A ferramenta mais poderosa é a imaginação - a capacidade e a vontade de imaginar alternativas à realidade tal como a conhecemos, que é sempre o primeiro passo para tornar possíveis realidades diferentes e melhores. - Ursula Le Guin
O IMPROVISO AO VIVO
Os jornalistas da Rede Globo Sandra Annenberg e Gustavo Villani compartilharam alguns bastidores de se fazer TV ao vivo e falaram de improviso com propriedade. Entre as histórias, Sandra lembrou do episódio em que anunciou, por engano, a morte do atleta João do Pulo. Um lembrete de que, em contextos de pressão e velocidade, errar faz parte da equação.

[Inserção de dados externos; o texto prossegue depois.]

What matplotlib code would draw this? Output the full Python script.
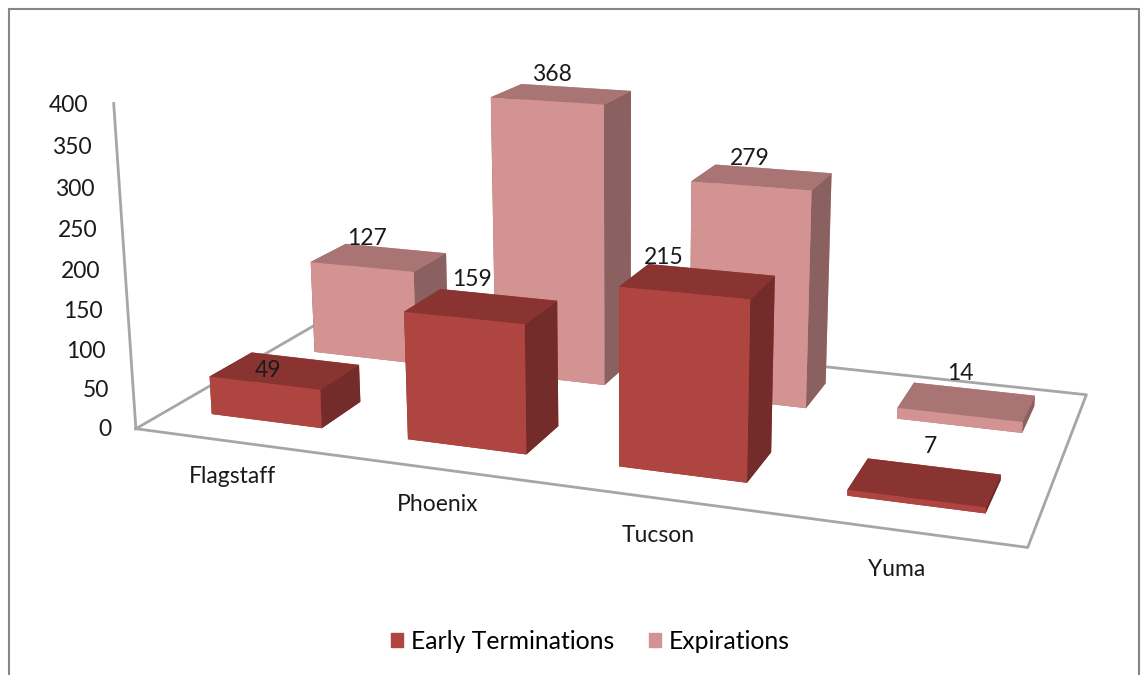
import numpy as np
import matplotlib
matplotlib.use('Agg')
import matplotlib.pyplot as plt
from matplotlib.patches import Patch, Rectangle
from mpl_toolkits.mplot3d import proj3d

plt.rcParams['font.family'] = ['Lato', 'DejaVu Sans']

cities = ['Flagstaff', 'Phoenix', 'Tucson', 'Yuma']
early = [49, 159, 215, 7]
expirations = [127, 368, 279, 14]
yticks = [0, 50, 100, 150, 200, 250, 300, 350, 400]

# front, top, side colours for each series
early_cols = ['#AE4540', '#8A3431', '#742C2A']
exp_cols = ['#D39392', '#A97574', '#8A6060']

# label nudges from the centre of each bar top (x units, value units)
early_nudge = [(-0.09, -3), (-0.045, 32), (-0.15, 24), (0.015, 43)]
exp_nudge = [(-0.065, 25), (-0.05, 24), (-0.06, 23), (-0.035, 36)]

bar_w = 0.57
bar_d = 0.4
txt = '#1A1A1A'


def label3d(ax, x, y, z, s, **kw):
    # plain 2d text at the projected spot, so its box is where it is drawn
    px, py, _ = proj3d.proj_transform(x, y, z, ax.get_proj())
    ax.text2D(px, py, s, transform=ax.transData, va='center', fontsize=16.5, color=txt,
              zorder=100, **kw)


def draw_series(ax, values, row, cols, nudge, z):
    for i, v in enumerate(values):
        # bottom, top, -y, +y, -x, +x
        fc = [cols[1], cols[1], cols[0], cols[0], cols[2], cols[2]]
        x0 = i + 0.505
        ax.bar3d(x0 - bar_w / 2, row - bar_d / 2, 0, bar_w, bar_d, v,
                 color=fc, shade=False, zorder=z + i)
        label3d(ax, x0 + nudge[i][0], row, v + nudge[i][1], str(v), ha='center')


W = 1147
H = 675
fig = plt.figure(figsize=(W / 100, H / 100), dpi=100)
# 3d axes stay square, so make it as wide as the figure and let it hang over
ax = fig.add_axes([34 / W, -170 / H, 1, W / H], projection='3d', computed_zorder=False)
ax.set_proj_type('persp', focal_length=0.316)
ax.view_init(elev=15, azim=-70.5)
ax.set_box_aspect((1.42, 0.68, 0.53), zoom=0.8716)
ax.set_xlim(0, 4)
ax.set_ylim(0, 2)
ax.set_zlim(0, 400)
ax.set_xticks([])
ax.set_yticks([])
ax.set_zticks([])
ax.set_axis_off()

# floor and wall axis
floor = '#A6A6A6'
ax.plot([0, 4, 4, 0, 0], [0, 0, 2, 2, 0], [0, 0, 0, 0, 0], color=floor, lw=2, zorder=1)
ax.plot([0, 0], [0, 0], [0, 400], color=floor, lw=2, zorder=1)

for t in yticks:
    label3d(ax, -0.13, 0, t - 5, str(t), ha='right')
for i, c in enumerate(cities):
    label3d(ax, 0.95 * i + 0.715, -0.385, 0, c, ha='center')

draw_series(ax, expirations, 1.54, exp_cols, exp_nudge, 10)
draw_series(ax, early, 0.5, early_cols, early_nudge, 30)

fig.legend(handles=[Patch(color=early_cols[0], label='Early Terminations'),
                    Patch(color=exp_cols[0], label='Expirations')],
           loc='center', bbox_to_anchor=(0.5148, 0.05), ncol=2, frameon=False,
           fontsize=17.8, handlelength=0.49, handleheight=0.49, columnspacing=1.42, handletextpad=0.32)

fig.add_artist(Rectangle((8.5 / W, -0.01), 1130 / W, 1 - 8.5 / H + 0.01, fill=False, ec='#868686', lw=1.5,
                         transform=fig.transFigure))
fig.savefig('out.png', dpi=100)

Na sequência, as sócias da Talk, Carla Mayumi e Tina Brand, apresentaram a segunda onda da pesquisa sobre o uso da inteligência artificial no Brasil. Um dado chamou a atenção: caiu de 73% para 60% o índice de preocupação dos brasileiros com o controle da tecnologia por grandes corporações.

“Quando olhamos a normalização do uso da IA, impressiona o aumento do nível de confiança das pessoas em relação a essas tecnologias. Deveria ser o contrário. Deveríamos estar mais preocupados com os riscos no uso que as big techs estão fazendo dos nossos dados, por exemplo", disse Carla.
Outro aspecto que chama atenção na pesquisa é o crescimento da IA como assistente emocional. Subiu de 13% para quase 50% o número de pessoas que usam inteligência artificial como conselheira. Para Tina, “a preocupação é o quanto nosso 'músculo social' vai ficar atrofiado".
O bloco terminou em tom emocional com Ana Bertol, COO e especialista em ciência e dados da Odd Studio, que relatou como os dados vêm guiando seu tratamento contra um câncer.
LER O PRESENTE, NÃO SÓ O FUTURO
O encontro foi encerrado pelo estrategista cultural Matt Klein, fundador da premiada publicação independente ZINE. Ele fez uma crítica à dependência de relatórios de tendências como ferramenta para pensar o futuro. “Antes de tentar prever o amanhã, é preciso saber ler o presente”, disse.
Para ele, acolher a complexidade e a ambiguidade é a única forma de construir estratégias consistentes. “Um dos grandes problemas que nos impede de entender melhor o presente é o excesso de confiança e a dificuldade de assumir que podemos estar errados”.